Alex Massie Alex Massie

Labour’s true believers ask Ed Miliband to repeat past Tory mistakes.

The first, and perhaps most important, thing to say about the 2015 general election is that it is Labour’s to lose. The second thing to say is that Ed Miliband might be just the man to do it.

Nevertheless and despite Miliband’s awkwardness Tory optimists should ask themselves a very simple question: Which seats will we win in 2015 that we failed to win in 2010? Perhaps a handful will be taken from the Lib Dems and perhaps another handful can be snatched elsewhere but, overall, the battlefield picture is pretty damn bleak.

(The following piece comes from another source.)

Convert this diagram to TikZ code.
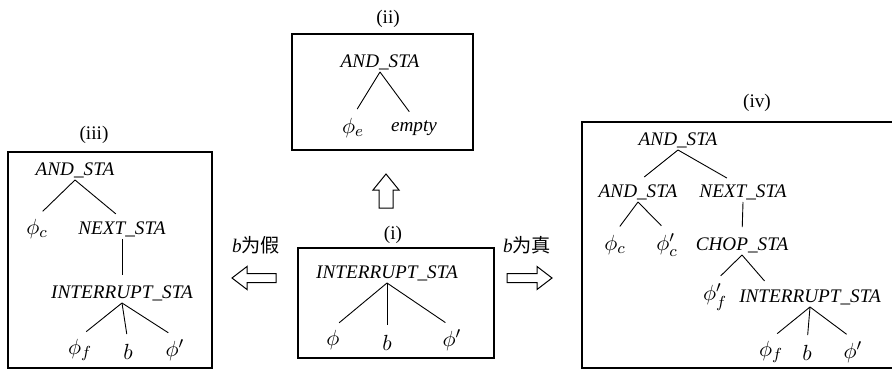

But perhaps Labour will help. Miliband’s problem is that his position is not secure to hunker down, do bugger all, and just wait for victory. He must move. Unfortunately, moving also exposes him and there is the chance that the public will not be impressed by his style or, for that matter, destination.

I fancy that Miliband’s supporters are repeating mistakes the Tories have made time and time again. Here, for instance, is the New Statesman’s George Eaton:

The party has certainly moved to the left under Miliband, but it is wrong to suggest that it is now further from the centre. As I’ve noted before, if the Labour leader is a “socialist”, so are most of the public. Around two-thirds of voters support a 50p tax rate, a mansion tax, stronger workers’ rights, a compulsory living wage and the renationalisation of the railways and the privatised utilities (actually putting them well to the left of Labour leader).

The insight that defines Miliband’s project is less that the centre has moved leftwards since the financial crisis, but that it was further to the left to begin with.

See! We were correct all the time! This is the sort of argument Trad Tories have been making for years and years and years. Since 1997, at least. Europe! Crime! Tax! Immigration! In all of these individual policy areas strong majorities favour – or seem to favour – a robust and robustly right-wing  approach. Hurrah! We are right and the people love our arguments!

But they did not love you, did they? They might have agreed, in theory, with much of what you had to say but that imposed no requirement to vote for you did it?

Obviously you can’t just ignore public opinion completely but following it is no good either. Voters don’t keep a kind of policy score that says ‘Gosh I agree with seven Labour ideas, five Tory notions and 1 Lib Dem folly so I guess I’d better vote for Mr Miliband.’

Their reasons for supporting a given party are as varied as they are mysterious. Habit, often. Inclination, just as frequently. Which is why, I think, Peter Kellner is right to suggest that apparently popular policies can be poisonous if they inadvertently reinforce negative stereotypes.

After all, strengths are also weaknesses by another name. Intellectual confidence can be arrogance, a conviction politician can be a blinkered ideologue and so on.

So the thing is that it is a mistake to think that the people are with us, therefore they like us. They probably don’t, even if they might agree with you on a single, isolated, policy question. Alas, a general election is not won by the party that wins the most single issue battles; instead it is won by the party that inspires the most confidence (or, if you prefer, the least horror) and political confidence is a magical thing that, like its economic sister, depends on much fairy-dust and the occasional unicorn.

It’s the entire picture, silly, not the detail that counts. Which is another way of explaining past Tory failures and, perhaps, their best shot at earning a second term this time around.